Le ministre de l’Intérieur, Bernard Quintin, a proposé un avant-projet de loi qui autoriserait le gouvernement à interdire certaines organisations jugées «radicales».
Donatienne Coppieters (adapt. D.Mo)
Près de 100 personnes ont participé à la soirée organisée par la CSC Bruxelles pour débattre des risques liés à la Loi Quintin.
Cet avant-projet de loi suscite de vives préoccupations parmi les syndicats et les associations. Ceux-ci redoutent que la loi puisse permettre au gouvernement de dissoudre, de manière arbitraire ou injustifiée, toute organisation qu’il considérerait comme trop «dangereuse» ou «radicale». L’Institut fédéral pour la protection et la promotion des droits humains (IFDH) a émis un avis défavorable sur cet avant-projet de loi. Il considère que tel qu’il est rédigé, il menacerait la liberté d’association et d’expression, protégée par la Constitution. L’avis du Conseil d’État devrait tomber prochainement.
Pour Alexis Fellahi, juriste au service d’études de la CSC, le projet de Loi Quintin constitue une menace pour les syndicats: «Le ministre Quintin vous affirmera la main sur le cœur que ce n’est pas le cas. Il ne vous mentira pas totalement, dans la mesure où son projet contient effectivement une disposition excluant les syndicats reconnus ou représentatifs de son champ d’application. Mais ce qu’il ne vous dira pas, c’est que si le gouvernement estime que les syndicats détournent leur finalité “déclarée ou reconnue pour réaliser des faits constituant une menace grave et actuelle pour la sécurité nationale ou la pérennité de l’ordre démocratique”, alors la mesure pourrait aussi s’appliquer aux syndicats. Elle concernerait également d’autres associations soi-disant exclues du champ de la loi, comme les partis politiques reconnus, les cultes reconnus ou certaines organisations professionnelles. Cette exclusion n’en est donc pas réellement une et c’est particulièrement inquiétant.»

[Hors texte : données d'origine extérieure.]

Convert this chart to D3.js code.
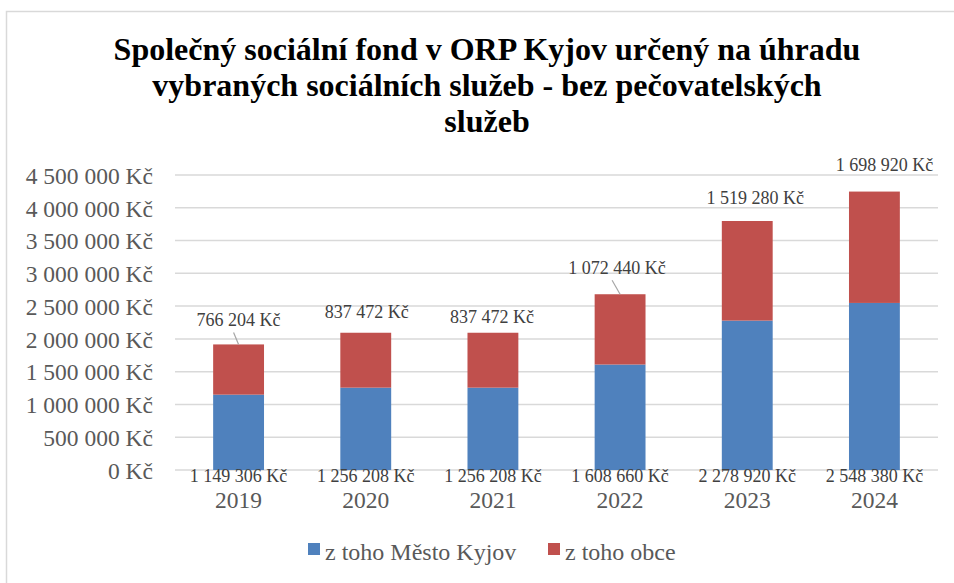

Pour illustrer cette inquiétude, le juriste se remémore la vitesse avec laquelle la CSC a été accusée par un ministre de manipulation pour avoir simplement informé ses affiliés des conséquences de mesures adoptées par le gouvernement. «Alors que la CSC avait envoyé un mailing à ses affiliés qui allaient être concernés par l’exclusion des allocations de chômage au cours de l’année 2026, elle a été accusée de mener une campagne visant à attiser la peur de ses affiliés en vue de les mobiliser pour les prochaines actions. Le ministre de l’Emploi s’est emparé de la polémique pour accuser la CSC de “manipulation” de ses affiliés et de se prêter à des “agissements préoccupants” pour “faire peur, et pousser les gens à descendre dans la rue contre le gouvernement”. Bien que la CSC ait entretemps démontré qu’elle avait correctement informé ses affiliés, on sent bien au travers de cet exemple que la tentation est grande dans le chef de certains représentants gouvernementaux de considérer qu’un syndicat détourne sa finalité et constitue à leurs yeux une “menace grave et actuelle pour la pérennité de l’ordre démocratique”».
Pour Alexis Fellahi, cet incident illustre à quel point l’exclusion des syndicats du champ d’application de l’avant-projet de Loi Quintin ne constitue aucune garantie solide. «Et même si les syndicats bénéficiaient d’une immunité – ce qui n’est pas le cas – ils ont toutes les raisons de s’inquiéter de l’impact qu’un tel projet pourrait avoir sur d’autres organisations de la société civile, au sein desquelles ils sont parfois eux-mêmes actifs et donc concernés de manière indirecte», conclut-il.